Malone also has his critics. Members of Voice of the Faithful, a church reform group that started in Boston in wake of the sex-abuse scandal, say that like other bishops in the Boston Archdiocese, Malone has refused to meet with them. One member said Malone failed to return 10 phone messages that were left at his office.

"When he saw it was Voice of the Faithful, he would have nothing to do with it," said Sheldon Daly of Hingham, Mass. "It was typical" behavior for an archdiocese bishop, he said.

The Maine chapter of Voice of the Faithful plans to mark Malone's installation on Wednesday with a memorial service for abuse victims who have died, which will be held outside the Cathedral of the Immaculate Conception that morning.

Local member Paul Kendrick said he will continue to push Malone to release more information about the abusive priests in Maine.

Malone said his short time away from the priesthood affected everything he has done since then.

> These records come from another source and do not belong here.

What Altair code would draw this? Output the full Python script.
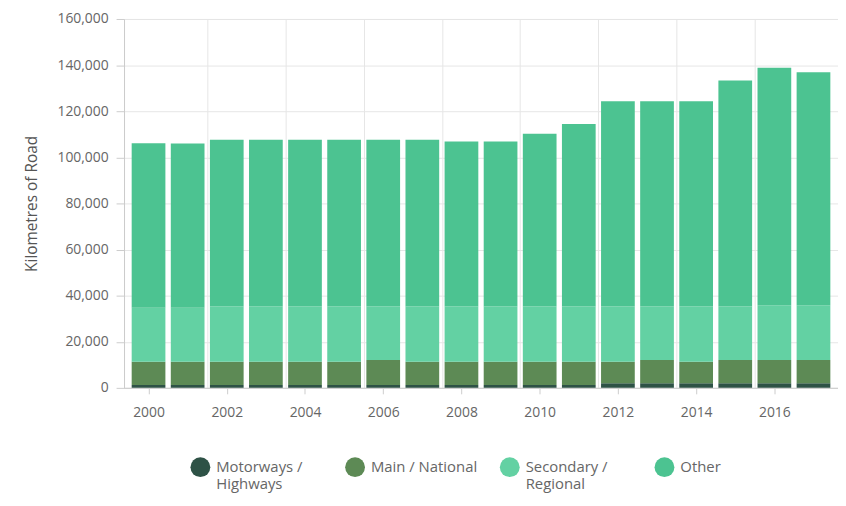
import altair as alt
import pandas as pd

years = list(range(2000, 2018))
categories = ["Motorways / Highways", "Main / National", "Secondary / Regional", "Other"]
colors = ["#2e5246", "#5d8a55", "#63d1a3", "#4cc391"]

motorways = [1200] * 12 + [2000] * 6
main_national = [10100, 10100, 10100, 10100, 10100, 10100, 10900, 10100, 10100, 10100,
                 10100, 10100, 9300, 10100, 9300, 10100, 10100, 10100]
secondary = [23400, 23400, 24000, 24000, 24000, 24000, 23200, 24000, 24000, 24000,
             24000, 24000, 24000, 23200, 24000, 23200, 23700, 23700]
other = [71400, 71300, 72300, 72300, 72300, 72300, 72300, 72300, 71600, 71600,
         74900, 79200, 89000, 89000, 89000, 98000, 103000, 101100]

y_ticks = list(range(0, 160001, 20000))
x_ticks = list(range(2000, 2017, 2))
x_grid = [y + 0.5 for y in years if y % 2 == 1 and y < 2017]

series = [motorways, main_national, secondary, other]
rows = []
for ci, (cat, vals) in enumerate(zip(categories, series)):
    for yr, v in zip(years, vals):
        rows.append({"year": yr, "type": cat, "km": v, "idx": ci})
df = pd.DataFrame(rows)

FONT = "Open Sans"
xscale = alt.Scale(domain=[1999.5, 2017.5], nice=False, zero=False)

label_expr = (
    "length(datum.label) > 16 ? "
    "[slice(datum.label, 0, indexof(datum.label, '/') + 1), "
    "slice(datum.label, indexof(datum.label, '/') + 2)] : [datum.label, '']"
)

bars = alt.Chart(df).mark_bar(size=34).encode(
    x=alt.X("year:Q", scale=xscale, title=None,
            axis=alt.Axis(values=x_ticks, format="d", grid=False, tickSize=6,
                          domainColor="#cccccc", tickColor="#cccccc",
                          labelColor="#666666", labelFontSize=14, labelFont=FONT,
                          labelPadding=12, orient="bottom")),
    y=alt.Y("km:Q", stack="zero",
            scale=alt.Scale(domain=[0, 160000], nice=False),
            title="Kilometres of Road",
            axis=alt.Axis(values=y_ticks, format=",d", tickSize=8, grid=True,
                          gridColor="#e6e6e6", domainColor="#cccccc", tickColor="#cccccc",
                          labelColor="#666666", labelFontSize=14, labelFont=FONT,
                          labelPadding=8, titleColor="#555555", titleFontSize=15.5,
                          titleFont=FONT, titleFontWeight="normal", titlePadding=18)),
    color=alt.Color("type:N", scale=alt.Scale(domain=categories, range=colors), title=None,
                    legend=alt.Legend(orient="none", legendX=67, legendY=442,
                                      direction="horizontal", columns=4, gridAlign="all",
                                      columnPadding=22, symbolType="circle", symbolSize=400,
                                      symbolStrokeWidth=0, symbolOpacity=1, labelOffset=6,
                                      labelFont=FONT, labelFontSize=15, labelColor="#666666",
                                      labelBaseline="middle", labelLimit=200,
                                      labelExpr=label_expr)),
    order=alt.Order("idx:Q", sort="ascending"),
)

grid = alt.Chart(df).mark_point(opacity=0).encode(
    x=alt.X("year:Q", scale=xscale, title=None,
            axis=alt.Axis(values=x_grid, grid=True, gridColor="#e6e6e6", labels=False,
                          ticks=False, domain=False, orient="bottom")),
)

chart = alt.layer(grid, bars).resolve_axis(x="independent").properties(
    width=720, height=372,
    autosize=alt.AutoSizeParams(type="none"),
    padding={"left": 117, "top": 9, "right": 0, "bottom": 110},
).configure_view(stroke=None).configure(background="white")

chart.save("out.html", embed_options={"renderer": "svg", "actions": False})
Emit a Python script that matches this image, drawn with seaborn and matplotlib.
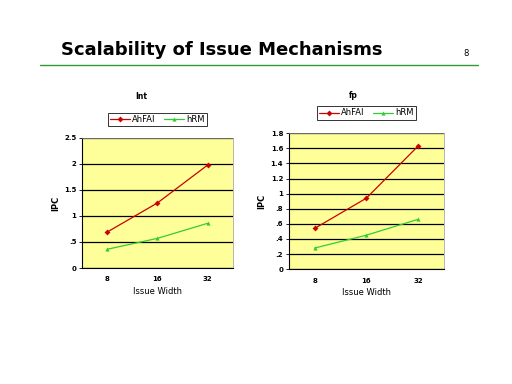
import matplotlib.pyplot as plt
import pandas as pd
import seaborn as sns

# Data
widths = ['8', '16', '32']
int_rfai = [0.69, 1.25, 1.98]
int_nrm = [0.36, 0.57, 0.86]
fp_rfai = [0.54, 0.94, 1.63]
fp_nrm = [0.28, 0.45, 0.66]
series_names = ['AhFAI', 'hRM']
int_ticks = [0, 0.5, 1, 1.5, 2, 2.5]
int_ticklabels = ['0', '.5', '1', '1.5', '2', '2.5']
fp_ticks = [0, 0.2, 0.4, 0.6, 0.8, 1.0, 1.2, 1.4, 1.6, 1.8]
fp_ticklabels = ['0', '.2', '.4', '.6', '.8', '1', '1.2', '1.4', '1.6', '1.8']

sns.set_style('white')
plt.rcParams['font.family'] = ['DejaVu Sans']
plt.rcParams['text.color'] = 'black'
plt.rcParams['axes.labelcolor'] = 'black'
plt.rcParams['xtick.color'] = 'black'
plt.rcParams['ytick.color'] = 'black'

fig = plt.figure(figsize=(5.12, 3.84), dpi=100)
fig.patch.set_facecolor('white')

# Slide title and rule
fig.text(0.12, 0.857, 'Scalability of Issue Mechanisms', fontsize=13, fontweight='bold')
fig.text(0.905, 0.855, '8', fontsize=6)
fig.add_artist(plt.Line2D([0.078, 0.934], [0.83, 0.83], color='#339933', lw=1))

palette = {series_names[0]: '#cc0000', series_names[1]: '#33cc33'}


def draw_panel(rect, title, a, b, ticks, ticklabels, ymax, title_pos, leg_y):
    df = pd.DataFrame({
        'width': widths * 2,
        'ipc': a + b,
        'series': [series_names[0]] * 3 + [series_names[1]] * 3,
    })
    ax = fig.add_axes(rect)
    ax.set_facecolor('#ffff99')
    sns.lineplot(data=df, x='width', y='ipc', hue='series', style='series',
                 markers={series_names[0]: 'D', series_names[1]: '^'},
                 dashes=False, palette=palette, lw=0.9, markersize=3,
                 markeredgewidth=0, ax=ax, sort=False)
    ax.set_xlim(-0.5, 2.5)
    ax.set_ylim(0, ymax)
    ax.set_yticks(ticks)
    ax.set_yticklabels(ticklabels, fontsize=5, fontweight='bold')
    ax.tick_params(axis='x', labelsize=5, length=0, pad=6)
    for t in ax.get_xticklabels():
        t.set_fontweight('bold')
    ax.tick_params(axis='y', length=2, width=0.6, left=True, pad=2)
    ax.yaxis.grid(True, color='black', lw=0.9)
    ax.set_axisbelow(True)
    for s in ['top', 'right']:
        ax.spines[s].set_color('#999999')
        ax.spines[s].set_linewidth(0.5)
    for s in ['left', 'bottom']:
        ax.spines[s].set_color('black')
        ax.spines[s].set_linewidth(0.8)
    ax.set_xlabel('Issue Width', fontsize=6, labelpad=3)
    ax.set_ylabel('IPC', fontsize=6, labelpad=3, fontweight='bold')
    leg = ax.legend(loc='lower center', bbox_to_anchor=(0.5, leg_y), ncol=2,
                    fontsize=6, frameon=True, fancybox=False, borderpad=0.25,
                    handlelength=2.4, columnspacing=1.0, handletextpad=0.3)
    leg.get_frame().set_edgecolor('black')
    leg.get_frame().set_linewidth(0.7)
    leg.set_title(None)
    fig.text(title_pos[0], title_pos[1], title, fontsize=5.5, fontweight='bold')
    return ax


draw_panel([0.160, 0.302, 0.295, 0.339], 'Int', int_rfai, int_nrm,
           int_ticks, int_ticklabels, 2.5, (0.265, 0.742), 1.06)
draw_panel([0.564, 0.299, 0.303, 0.354], 'fp', fp_rfai, fp_nrm,
           fp_ticks, fp_ticklabels, 1.8, (0.682, 0.745), 1.07)

fig.savefig('out.png', dpi=100)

"It convinced me that what I am called to is the priesthood. It became very clear to me that this was my calling," he said. "I think it is something that influenced the whole rest of my ministry."

Malone says that a priest shortage in Maine will be another huge challenge of his ministry in Maine. There are now 95 diocesan priests spread out among 135 parishes and 44 missions. If current trends persist until 2010, the diocese estimates that there will be as few as 70 priests in the state.

Malone said as a result of the priest shortage there is already a more prominent role for lay people in parishes, where people are stepping in and doing the work that was once done by priests. That will only grow, he said, and it is a positive thing for the church.

But there is a need for ordained ministry. Malone believes that others will follow his path.

"It is a tough time in the profession, there is no doubt about it," Malone said. "I'm convinced that God is still calling people to the priesthood, but the world we live in is such a noisy one, it's hard to hear that call. But I certainly believe that the Lord will be heard."